## [Instruction]
Transcribe all of the material exactly. Any picture in it should be left out.
_ _ _ _
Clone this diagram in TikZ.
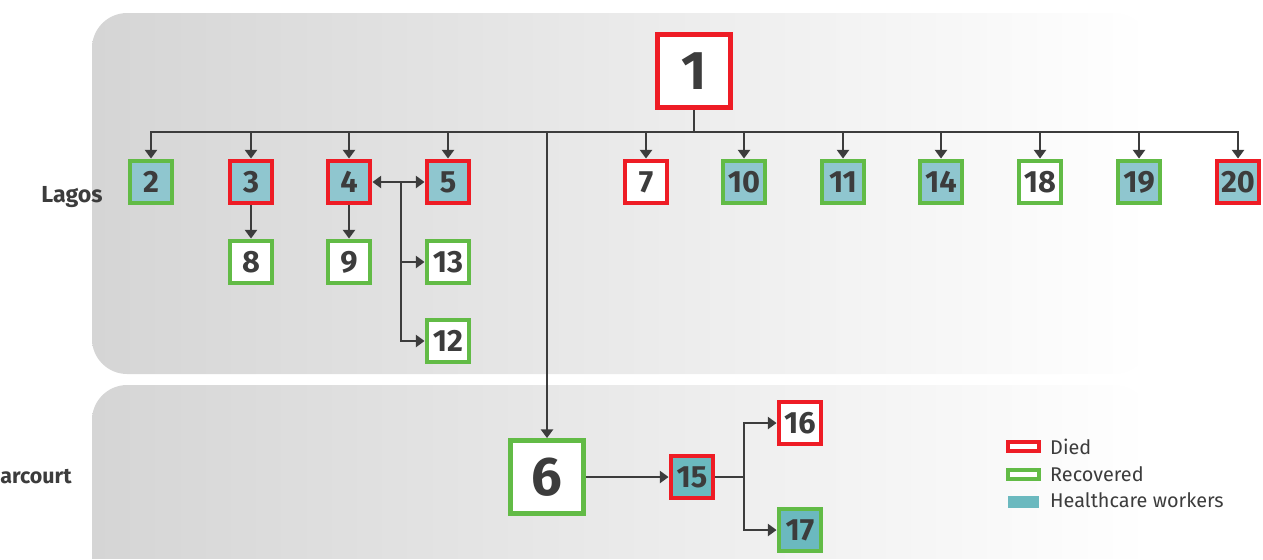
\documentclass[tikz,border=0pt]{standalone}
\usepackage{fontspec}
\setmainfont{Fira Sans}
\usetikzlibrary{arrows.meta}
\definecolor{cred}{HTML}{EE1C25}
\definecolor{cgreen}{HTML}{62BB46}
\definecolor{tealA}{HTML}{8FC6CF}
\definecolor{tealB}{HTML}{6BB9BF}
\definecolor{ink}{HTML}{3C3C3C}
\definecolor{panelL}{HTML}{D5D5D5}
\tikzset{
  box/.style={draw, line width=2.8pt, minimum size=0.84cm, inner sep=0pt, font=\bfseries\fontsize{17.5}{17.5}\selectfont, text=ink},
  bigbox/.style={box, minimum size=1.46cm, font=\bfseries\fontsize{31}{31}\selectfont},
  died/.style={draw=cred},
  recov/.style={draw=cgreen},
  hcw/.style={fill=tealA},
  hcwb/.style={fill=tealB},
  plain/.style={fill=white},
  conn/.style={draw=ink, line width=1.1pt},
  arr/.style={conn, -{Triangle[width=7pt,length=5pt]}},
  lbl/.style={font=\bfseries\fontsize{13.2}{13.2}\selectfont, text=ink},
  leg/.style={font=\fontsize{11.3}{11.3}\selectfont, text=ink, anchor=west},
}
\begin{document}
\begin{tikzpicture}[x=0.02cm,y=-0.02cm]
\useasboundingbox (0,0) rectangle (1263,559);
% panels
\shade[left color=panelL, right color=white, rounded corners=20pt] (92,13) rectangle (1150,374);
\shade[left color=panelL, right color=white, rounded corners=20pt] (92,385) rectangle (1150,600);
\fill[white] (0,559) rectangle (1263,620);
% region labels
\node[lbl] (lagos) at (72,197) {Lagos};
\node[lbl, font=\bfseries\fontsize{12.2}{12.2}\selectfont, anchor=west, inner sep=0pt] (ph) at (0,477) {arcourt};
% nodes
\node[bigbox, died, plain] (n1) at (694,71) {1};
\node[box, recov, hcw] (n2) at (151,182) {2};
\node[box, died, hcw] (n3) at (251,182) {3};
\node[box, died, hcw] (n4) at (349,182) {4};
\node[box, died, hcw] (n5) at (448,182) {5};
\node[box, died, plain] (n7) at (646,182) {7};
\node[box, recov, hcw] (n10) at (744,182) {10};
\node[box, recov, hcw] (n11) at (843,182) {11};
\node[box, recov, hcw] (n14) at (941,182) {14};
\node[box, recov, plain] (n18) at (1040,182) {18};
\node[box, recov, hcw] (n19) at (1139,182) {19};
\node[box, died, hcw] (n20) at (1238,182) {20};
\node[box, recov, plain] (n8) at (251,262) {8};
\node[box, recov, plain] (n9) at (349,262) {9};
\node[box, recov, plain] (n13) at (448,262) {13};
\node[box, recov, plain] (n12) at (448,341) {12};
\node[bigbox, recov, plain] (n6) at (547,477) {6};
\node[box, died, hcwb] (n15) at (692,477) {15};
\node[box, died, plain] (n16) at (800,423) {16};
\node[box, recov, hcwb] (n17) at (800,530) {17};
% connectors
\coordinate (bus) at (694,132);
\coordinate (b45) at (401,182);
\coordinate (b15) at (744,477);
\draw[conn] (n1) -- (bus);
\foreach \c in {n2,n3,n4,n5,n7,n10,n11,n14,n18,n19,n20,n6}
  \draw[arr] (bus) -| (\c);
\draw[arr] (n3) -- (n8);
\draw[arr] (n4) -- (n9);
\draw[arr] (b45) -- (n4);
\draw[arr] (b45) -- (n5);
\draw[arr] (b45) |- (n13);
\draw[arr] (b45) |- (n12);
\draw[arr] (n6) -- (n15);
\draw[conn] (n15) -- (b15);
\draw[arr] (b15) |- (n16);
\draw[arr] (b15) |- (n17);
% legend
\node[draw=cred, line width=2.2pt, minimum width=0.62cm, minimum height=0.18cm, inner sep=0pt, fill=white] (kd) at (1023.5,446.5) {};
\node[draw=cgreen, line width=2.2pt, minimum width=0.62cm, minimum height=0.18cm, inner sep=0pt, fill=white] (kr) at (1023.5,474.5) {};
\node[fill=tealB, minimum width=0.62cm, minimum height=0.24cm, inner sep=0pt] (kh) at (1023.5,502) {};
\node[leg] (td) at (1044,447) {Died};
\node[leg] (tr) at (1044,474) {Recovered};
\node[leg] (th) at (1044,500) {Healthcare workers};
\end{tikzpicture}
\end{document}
_ _ _ _
## [Output of the task]
Clone this diagram in TikZ.
\documentclass[tikz,border=0pt]{standalone}
\usepackage{fontspec}
\setmainfont{Fira Sans}
\usetikzlibrary{arrows.meta}
\definecolor{cred}{HTML}{EE1C25}
\definecolor{cgreen}{HTML}{62BB46}
\definecolor{tealA}{HTML}{8FC6CF}
\definecolor{tealB}{HTML}{6BB9BF}
\definecolor{ink}{HTML}{3C3C3C}
\definecolor{panelL}{HTML}{D5D5D5}
\tikzset{
  box/.style={draw, line width=2.8pt, minimum size=0.84cm, inner sep=0pt, font=\bfseries\fontsize{17.5}{17.5}\selectfont, text=ink},
  bigbox/.style={box, minimum size=1.46cm, font=\bfseries\fontsize{31}{31}\selectfont},
  died/.style={draw=cred},
  recov/.style={draw=cgreen},
  hcw/.style={fill=tealA},
  hcwb/.style={fill=tealB},
  plain/.style={fill=white},
  conn/.style={draw=ink, line width=1.1pt},
  arr/.style={conn, -{Triangle[width=7pt,length=5pt]}},
  lbl/.style={font=\bfseries\fontsize{13.2}{13.2}\selectfont, text=ink},
  leg/.style={font=\fontsize{11.3}{11.3}\selectfont, text=ink, anchor=west},
}
\begin{document}
\begin{tikzpicture}[x=0.02cm,y=-0.02cm]
\useasboundingbox (0,0) rectangle (1263,559);
% panels
\shade[left color=panelL, right color=white, rounded corners=20pt] (92,13) rectangle (1150,374);
\shade[left color=panelL, right color=white, rounded corners=20pt] (92,385) rectangle (1150,600);
\fill[white] (0,559) rectangle (1263,620);
% region labels
\node[lbl] (lagos) at (72,197) {Lagos};
\node[lbl, font=\bfseries\fontsize{12.2}{12.2}\selectfont, anchor=west, inner sep=0pt] (ph) at (0,477) {arcourt};
% nodes
\node[bigbox, died, plain] (n1) at (694,71) {1};
\node[box, recov, hcw] (n2) at (151,182) {2};
\node[box, died, hcw] (n3) at (251,182) {3};
\node[box, died, hcw] (n4) at (349,182) {4};
\node[box, died, hcw] (n5) at (448,182) {5};
\node[box, died, plain] (n7) at (646,182) {7};
\node[box, recov, hcw] (n10) at (744,182) {10};
\node[box, recov, hcw] (n11) at (843,182) {11};
\node[box, recov, hcw] (n14) at (941,182) {14};
\node[box, recov, plain] (n18) at (1040,182) {18};
\node[box, recov, hcw] (n19) at (1139,182) {19};
\node[box, died, hcw] (n20) at (1238,182) {20};
\node[box, recov, plain] (n8) at (251,262) {8};
\node[box, recov, plain] (n9) at (349,262) {9};
\node[box, recov, plain] (n13) at (448,262) {13};
\node[box, recov, plain] (n12) at (448,341) {12};
\node[bigbox, recov, plain] (n6) at (547,477) {6};
\node[box, died, hcwb] (n15) at (692,477) {15};
\node[box, died, plain] (n16) at (800,423) {16};
\node[box, recov, hcwb] (n17) at (800,530) {17};
% connectors
\coordinate (bus) at (694,132);
\coordinate (b45) at (401,182);
\coordinate (b15) at (744,477);
\draw[conn] (n1) -- (bus);
\foreach \c in {n2,n3,n4,n5,n7,n10,n11,n14,n18,n19,n20,n6}
  \draw[arr] (bus) -| (\c);
\draw[arr] (n3) -- (n8);
\draw[arr] (n4) -- (n9);
\draw[arr] (b45) -- (n4);
\draw[arr] (b45) -- (n5);
\draw[arr] (b45) |- (n13);
\draw[arr] (b45) |- (n12);
\draw[arr] (n6) -- (n15);
\draw[conn] (n15) -- (b15);
\draw[arr] (b15) |- (n16);
\draw[arr] (b15) |- (n17);
% legend
\node[draw=cred, line width=2.2pt, minimum width=0.62cm, minimum height=0.18cm, inner sep=0pt, fill=white] (kd) at (1023.5,446.5) {};
\node[draw=cgreen, line width=2.2pt, minimum width=0.62cm, minimum height=0.18cm, inner sep=0pt, fill=white] (kr) at (1023.5,474.5) {};
\node[fill=tealB, minimum width=0.62cm, minimum height=0.24cm, inner sep=0pt] (kh) at (1023.5,502) {};
\node[leg] (td) at (1044,447) {Died};
\node[leg] (tr) at (1044,474) {Recovered};
\node[leg] (th) at (1044,500) {Healthcare workers};
\end{tikzpicture}
\end{document}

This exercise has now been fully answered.